## WHAT IS EXPECTED
Reproduce, character for character, the lines below from the first through the one with "const despCat = [13, 11, 25];". Leave pictures out.

----- STORED DATA -----

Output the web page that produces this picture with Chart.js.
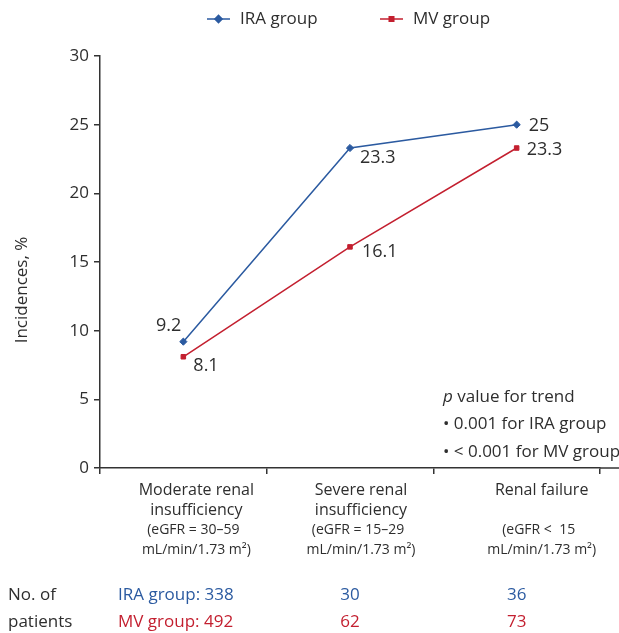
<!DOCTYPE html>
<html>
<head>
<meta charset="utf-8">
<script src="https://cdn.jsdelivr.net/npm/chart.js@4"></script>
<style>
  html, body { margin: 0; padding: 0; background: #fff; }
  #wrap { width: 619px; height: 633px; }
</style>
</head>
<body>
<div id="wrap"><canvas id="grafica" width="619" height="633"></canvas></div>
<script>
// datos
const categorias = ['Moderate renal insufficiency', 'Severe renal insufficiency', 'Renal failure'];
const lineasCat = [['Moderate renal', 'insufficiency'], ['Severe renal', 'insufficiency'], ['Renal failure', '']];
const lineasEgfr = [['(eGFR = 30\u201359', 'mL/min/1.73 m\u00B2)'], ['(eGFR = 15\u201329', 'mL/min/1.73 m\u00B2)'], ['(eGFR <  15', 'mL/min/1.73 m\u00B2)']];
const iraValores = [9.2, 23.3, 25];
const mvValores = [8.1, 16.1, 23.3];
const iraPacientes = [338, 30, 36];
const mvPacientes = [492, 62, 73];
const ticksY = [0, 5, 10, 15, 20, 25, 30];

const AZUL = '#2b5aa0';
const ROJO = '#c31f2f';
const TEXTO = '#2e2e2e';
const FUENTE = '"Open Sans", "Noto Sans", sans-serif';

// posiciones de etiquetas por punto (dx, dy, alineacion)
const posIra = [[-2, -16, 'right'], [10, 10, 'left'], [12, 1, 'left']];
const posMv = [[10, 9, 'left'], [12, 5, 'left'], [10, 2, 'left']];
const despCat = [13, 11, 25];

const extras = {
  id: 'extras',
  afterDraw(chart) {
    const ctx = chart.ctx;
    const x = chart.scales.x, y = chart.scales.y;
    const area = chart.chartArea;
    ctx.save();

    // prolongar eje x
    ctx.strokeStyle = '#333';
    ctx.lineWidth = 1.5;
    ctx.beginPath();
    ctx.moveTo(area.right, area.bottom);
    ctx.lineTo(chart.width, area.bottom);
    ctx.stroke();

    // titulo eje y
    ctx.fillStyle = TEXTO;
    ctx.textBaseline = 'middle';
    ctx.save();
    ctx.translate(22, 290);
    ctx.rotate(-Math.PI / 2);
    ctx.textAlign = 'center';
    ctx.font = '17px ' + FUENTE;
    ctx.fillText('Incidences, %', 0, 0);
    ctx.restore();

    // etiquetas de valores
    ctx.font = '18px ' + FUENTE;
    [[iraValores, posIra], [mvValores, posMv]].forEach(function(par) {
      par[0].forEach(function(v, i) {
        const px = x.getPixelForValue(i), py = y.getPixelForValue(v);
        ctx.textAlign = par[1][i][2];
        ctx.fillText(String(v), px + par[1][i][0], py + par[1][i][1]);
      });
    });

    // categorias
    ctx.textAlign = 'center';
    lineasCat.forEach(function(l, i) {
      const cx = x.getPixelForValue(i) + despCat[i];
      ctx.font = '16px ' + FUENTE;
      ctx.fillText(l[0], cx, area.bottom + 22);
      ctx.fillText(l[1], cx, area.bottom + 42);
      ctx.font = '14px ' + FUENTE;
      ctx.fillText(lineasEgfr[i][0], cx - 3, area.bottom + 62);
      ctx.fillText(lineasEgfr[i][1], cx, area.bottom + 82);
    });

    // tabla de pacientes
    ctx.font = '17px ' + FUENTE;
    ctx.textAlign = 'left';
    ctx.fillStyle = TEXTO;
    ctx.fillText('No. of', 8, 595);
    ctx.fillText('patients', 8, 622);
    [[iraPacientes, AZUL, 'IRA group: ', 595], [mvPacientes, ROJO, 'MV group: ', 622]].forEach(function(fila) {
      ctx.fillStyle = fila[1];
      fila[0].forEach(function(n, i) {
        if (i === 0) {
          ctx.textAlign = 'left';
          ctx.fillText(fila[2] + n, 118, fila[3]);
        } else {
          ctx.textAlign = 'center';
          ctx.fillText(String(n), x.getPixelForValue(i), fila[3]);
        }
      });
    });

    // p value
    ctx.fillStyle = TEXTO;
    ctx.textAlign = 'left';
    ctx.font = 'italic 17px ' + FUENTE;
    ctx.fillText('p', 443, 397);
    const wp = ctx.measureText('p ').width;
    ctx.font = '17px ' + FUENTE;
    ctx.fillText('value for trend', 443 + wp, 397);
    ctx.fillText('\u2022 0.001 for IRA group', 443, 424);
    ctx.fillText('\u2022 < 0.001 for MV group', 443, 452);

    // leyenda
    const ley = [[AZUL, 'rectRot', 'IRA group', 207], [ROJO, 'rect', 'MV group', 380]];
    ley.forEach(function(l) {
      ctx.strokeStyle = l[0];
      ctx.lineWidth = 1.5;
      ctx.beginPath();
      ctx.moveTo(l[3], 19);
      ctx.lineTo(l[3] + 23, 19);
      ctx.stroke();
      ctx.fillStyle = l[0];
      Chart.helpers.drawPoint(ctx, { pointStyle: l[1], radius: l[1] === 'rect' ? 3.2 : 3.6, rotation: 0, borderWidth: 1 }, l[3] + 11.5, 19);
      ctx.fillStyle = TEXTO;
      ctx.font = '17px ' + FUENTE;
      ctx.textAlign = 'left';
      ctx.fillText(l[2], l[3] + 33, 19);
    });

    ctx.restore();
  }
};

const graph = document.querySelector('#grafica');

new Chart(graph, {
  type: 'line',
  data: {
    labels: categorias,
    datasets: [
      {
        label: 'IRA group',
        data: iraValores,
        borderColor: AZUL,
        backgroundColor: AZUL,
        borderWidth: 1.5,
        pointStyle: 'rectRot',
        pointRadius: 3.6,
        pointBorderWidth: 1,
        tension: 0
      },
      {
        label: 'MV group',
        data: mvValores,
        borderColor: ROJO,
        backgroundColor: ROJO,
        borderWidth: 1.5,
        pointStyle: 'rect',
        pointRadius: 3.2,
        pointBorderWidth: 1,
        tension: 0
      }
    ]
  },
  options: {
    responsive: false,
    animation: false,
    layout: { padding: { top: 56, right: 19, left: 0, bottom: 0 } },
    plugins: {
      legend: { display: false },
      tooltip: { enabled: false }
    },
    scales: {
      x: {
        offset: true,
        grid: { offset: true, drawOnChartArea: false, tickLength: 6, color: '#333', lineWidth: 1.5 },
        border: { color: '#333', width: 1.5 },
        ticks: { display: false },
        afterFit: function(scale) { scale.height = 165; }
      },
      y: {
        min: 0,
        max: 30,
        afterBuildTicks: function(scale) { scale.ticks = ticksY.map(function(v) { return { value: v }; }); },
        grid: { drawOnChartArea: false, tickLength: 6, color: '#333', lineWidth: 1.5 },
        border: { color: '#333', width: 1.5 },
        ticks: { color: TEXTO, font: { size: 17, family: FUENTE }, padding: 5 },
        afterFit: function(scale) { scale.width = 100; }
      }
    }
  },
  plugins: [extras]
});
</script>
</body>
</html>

-----

## ANSWER FOR THE TASK
Output the web page that produces this picture with Chart.js.
<!DOCTYPE html>
<html>
<head>
<meta charset="utf-8">
<script src="https://cdn.jsdelivr.net/npm/chart.js@4"></script>
<style>
  html, body { margin: 0; padding: 0; background: #fff; }
  #wrap { width: 619px; height: 633px; }
</style>
</head>
<body>
<div id="wrap"><canvas id="grafica" width="619" height="633"></canvas></div>
<script>
// datos
const categorias = ['Moderate renal insufficiency', 'Severe renal insufficiency', 'Renal failure'];
const lineasCat = [['Moderate renal', 'insufficiency'], ['Severe renal', 'insufficiency'], ['Renal failure', '']];
const lineasEgfr = [['(eGFR = 30\u201359', 'mL/min/1.73 m\u00B2)'], ['(eGFR = 15\u201329', 'mL/min/1.73 m\u00B2)'], ['(eGFR <  15', 'mL/min/1.73 m\u00B2)']];
const iraValores = [9.2, 23.3, 25];
const mvValores = [8.1, 16.1, 23.3];
const iraPacientes = [338, 30, 36];
const mvPacientes = [492, 62, 73];
const ticksY = [0, 5, 10, 15, 20, 25, 30];

const AZUL = '#2b5aa0';
const ROJO = '#c31f2f';
const TEXTO = '#2e2e2e';
const FUENTE = '"Open Sans", "Noto Sans", sans-serif';

// posiciones de etiquetas por punto (dx, dy, alineacion)
const posIra = [[-2, -16, 'right'], [10, 10, 'left'], [12, 1, 'left']];
const posMv = [[10, 9, 'left'], [12, 5, 'left'], [10, 2, 'left']];
const despCat = [13, 11, 25];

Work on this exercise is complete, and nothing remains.